## REQUEST
It is required that the lines from the top of the listing through the line with "import pandas as pd" be reproduced exactly, excluding pictures.

## SOURCE MATERIAL

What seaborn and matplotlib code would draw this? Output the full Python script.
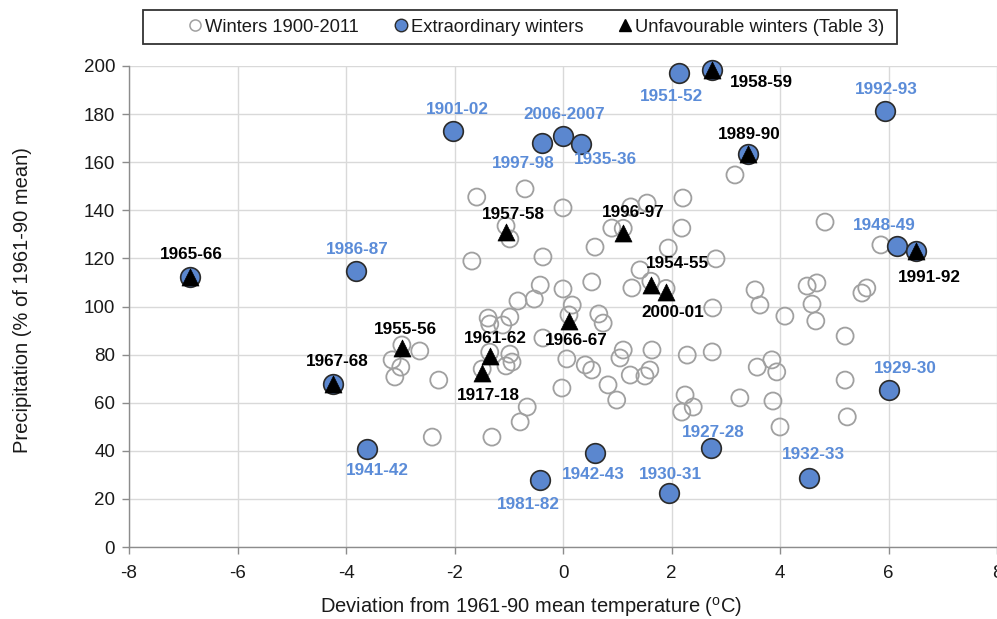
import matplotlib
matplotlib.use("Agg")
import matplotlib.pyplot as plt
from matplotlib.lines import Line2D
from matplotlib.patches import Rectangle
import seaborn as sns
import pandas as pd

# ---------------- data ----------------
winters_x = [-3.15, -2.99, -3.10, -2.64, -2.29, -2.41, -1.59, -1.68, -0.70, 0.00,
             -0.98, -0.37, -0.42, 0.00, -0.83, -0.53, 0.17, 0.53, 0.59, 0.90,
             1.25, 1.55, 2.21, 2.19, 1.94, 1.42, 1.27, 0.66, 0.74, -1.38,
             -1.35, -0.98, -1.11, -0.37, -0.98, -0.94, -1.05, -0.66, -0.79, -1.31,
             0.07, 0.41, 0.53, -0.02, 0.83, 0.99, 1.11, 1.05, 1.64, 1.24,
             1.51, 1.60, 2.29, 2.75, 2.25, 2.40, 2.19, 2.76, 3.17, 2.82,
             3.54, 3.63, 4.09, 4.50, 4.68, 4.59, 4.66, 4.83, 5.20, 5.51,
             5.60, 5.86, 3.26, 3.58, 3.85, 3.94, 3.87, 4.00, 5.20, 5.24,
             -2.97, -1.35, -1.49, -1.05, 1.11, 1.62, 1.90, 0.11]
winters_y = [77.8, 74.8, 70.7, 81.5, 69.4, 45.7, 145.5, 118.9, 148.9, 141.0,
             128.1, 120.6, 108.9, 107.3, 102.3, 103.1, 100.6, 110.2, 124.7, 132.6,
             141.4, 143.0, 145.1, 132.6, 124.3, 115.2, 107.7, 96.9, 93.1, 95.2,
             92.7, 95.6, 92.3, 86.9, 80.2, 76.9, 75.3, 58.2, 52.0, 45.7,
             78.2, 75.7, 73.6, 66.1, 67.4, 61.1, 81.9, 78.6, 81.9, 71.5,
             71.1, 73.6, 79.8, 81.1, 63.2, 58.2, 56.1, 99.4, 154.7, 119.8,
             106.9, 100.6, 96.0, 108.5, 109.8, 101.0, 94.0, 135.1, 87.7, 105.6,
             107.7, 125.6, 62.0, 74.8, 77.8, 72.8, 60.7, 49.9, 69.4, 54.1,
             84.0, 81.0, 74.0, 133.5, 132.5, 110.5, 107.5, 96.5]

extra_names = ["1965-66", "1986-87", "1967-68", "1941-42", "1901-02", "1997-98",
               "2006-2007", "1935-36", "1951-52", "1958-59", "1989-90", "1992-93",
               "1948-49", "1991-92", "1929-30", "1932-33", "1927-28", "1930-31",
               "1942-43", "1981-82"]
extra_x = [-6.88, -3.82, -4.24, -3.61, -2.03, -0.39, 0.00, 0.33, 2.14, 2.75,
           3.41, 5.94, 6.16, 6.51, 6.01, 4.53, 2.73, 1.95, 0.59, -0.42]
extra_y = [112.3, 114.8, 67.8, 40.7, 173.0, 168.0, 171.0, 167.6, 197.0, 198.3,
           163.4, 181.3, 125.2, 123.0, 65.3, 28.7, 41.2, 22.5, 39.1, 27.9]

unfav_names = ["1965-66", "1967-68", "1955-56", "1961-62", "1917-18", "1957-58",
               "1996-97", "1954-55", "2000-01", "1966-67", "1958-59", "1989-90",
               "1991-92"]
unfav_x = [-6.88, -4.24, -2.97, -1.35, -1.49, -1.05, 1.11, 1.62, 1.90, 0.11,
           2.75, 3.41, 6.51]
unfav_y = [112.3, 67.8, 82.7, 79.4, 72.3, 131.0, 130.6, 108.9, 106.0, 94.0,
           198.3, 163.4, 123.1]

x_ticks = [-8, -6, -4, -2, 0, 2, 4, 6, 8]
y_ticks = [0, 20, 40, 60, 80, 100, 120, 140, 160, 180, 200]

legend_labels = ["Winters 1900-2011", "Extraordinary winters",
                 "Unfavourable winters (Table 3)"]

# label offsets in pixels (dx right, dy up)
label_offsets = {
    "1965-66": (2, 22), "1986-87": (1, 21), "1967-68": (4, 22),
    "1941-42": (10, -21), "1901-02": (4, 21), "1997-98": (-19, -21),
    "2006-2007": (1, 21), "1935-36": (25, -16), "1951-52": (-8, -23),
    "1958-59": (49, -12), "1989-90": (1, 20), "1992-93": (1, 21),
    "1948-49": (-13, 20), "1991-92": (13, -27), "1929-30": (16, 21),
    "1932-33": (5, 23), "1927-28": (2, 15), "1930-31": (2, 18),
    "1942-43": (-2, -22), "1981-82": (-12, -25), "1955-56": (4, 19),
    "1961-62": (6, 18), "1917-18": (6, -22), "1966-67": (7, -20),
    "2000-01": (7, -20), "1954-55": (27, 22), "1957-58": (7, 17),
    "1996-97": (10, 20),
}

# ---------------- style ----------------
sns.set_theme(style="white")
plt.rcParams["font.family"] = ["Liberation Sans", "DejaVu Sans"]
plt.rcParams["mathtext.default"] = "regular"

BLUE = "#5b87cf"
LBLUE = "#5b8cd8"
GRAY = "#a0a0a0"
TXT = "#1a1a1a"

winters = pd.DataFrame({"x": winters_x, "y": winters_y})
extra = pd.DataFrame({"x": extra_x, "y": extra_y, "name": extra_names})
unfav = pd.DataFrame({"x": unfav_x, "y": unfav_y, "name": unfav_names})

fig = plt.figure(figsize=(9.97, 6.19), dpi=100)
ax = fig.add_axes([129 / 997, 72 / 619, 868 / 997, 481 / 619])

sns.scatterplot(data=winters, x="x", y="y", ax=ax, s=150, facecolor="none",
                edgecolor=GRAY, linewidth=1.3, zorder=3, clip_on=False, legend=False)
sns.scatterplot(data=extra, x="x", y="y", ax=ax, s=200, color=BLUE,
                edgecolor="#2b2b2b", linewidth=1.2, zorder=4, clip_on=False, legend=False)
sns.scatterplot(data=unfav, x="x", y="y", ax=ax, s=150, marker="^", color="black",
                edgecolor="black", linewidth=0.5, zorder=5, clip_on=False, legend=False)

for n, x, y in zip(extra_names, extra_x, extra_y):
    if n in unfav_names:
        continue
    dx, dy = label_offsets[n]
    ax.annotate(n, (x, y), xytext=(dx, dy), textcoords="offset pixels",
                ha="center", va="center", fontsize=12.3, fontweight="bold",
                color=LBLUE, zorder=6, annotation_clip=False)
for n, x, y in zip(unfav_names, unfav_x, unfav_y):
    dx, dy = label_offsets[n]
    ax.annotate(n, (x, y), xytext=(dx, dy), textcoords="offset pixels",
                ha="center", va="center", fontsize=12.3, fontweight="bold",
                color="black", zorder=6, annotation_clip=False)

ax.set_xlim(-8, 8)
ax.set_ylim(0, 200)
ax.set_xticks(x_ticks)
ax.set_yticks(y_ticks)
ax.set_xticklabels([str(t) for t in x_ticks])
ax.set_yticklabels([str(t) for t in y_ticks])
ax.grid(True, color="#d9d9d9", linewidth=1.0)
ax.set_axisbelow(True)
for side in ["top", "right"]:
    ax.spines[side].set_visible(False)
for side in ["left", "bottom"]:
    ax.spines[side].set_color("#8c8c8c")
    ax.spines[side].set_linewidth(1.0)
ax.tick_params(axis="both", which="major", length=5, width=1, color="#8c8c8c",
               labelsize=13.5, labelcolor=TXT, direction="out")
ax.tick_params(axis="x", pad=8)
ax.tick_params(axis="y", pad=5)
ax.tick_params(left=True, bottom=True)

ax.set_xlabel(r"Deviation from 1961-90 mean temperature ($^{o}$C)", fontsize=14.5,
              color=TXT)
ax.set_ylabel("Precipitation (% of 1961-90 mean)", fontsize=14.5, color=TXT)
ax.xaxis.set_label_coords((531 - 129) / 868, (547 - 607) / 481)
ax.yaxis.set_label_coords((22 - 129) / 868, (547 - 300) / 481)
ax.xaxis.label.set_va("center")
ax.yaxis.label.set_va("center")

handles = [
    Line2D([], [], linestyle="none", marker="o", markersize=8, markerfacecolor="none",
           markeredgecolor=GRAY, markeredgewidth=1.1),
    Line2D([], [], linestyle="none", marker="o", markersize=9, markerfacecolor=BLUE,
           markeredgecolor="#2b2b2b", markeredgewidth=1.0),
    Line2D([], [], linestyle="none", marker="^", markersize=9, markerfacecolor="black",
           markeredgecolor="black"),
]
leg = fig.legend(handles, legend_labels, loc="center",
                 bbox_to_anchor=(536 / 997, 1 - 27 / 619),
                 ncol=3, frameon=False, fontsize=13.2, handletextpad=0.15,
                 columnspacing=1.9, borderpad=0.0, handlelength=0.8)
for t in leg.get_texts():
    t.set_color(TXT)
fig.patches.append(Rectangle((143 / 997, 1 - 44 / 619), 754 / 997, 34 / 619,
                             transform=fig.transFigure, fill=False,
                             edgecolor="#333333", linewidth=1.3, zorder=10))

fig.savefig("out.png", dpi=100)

## CORRECT RESULT
What seaborn and matplotlib code would draw this? Output the full Python script.
import matplotlib
matplotlib.use("Agg")
import matplotlib.pyplot as plt
from matplotlib.lines import Line2D
from matplotlib.patches import Rectangle
import seaborn as sns
import pandas as pd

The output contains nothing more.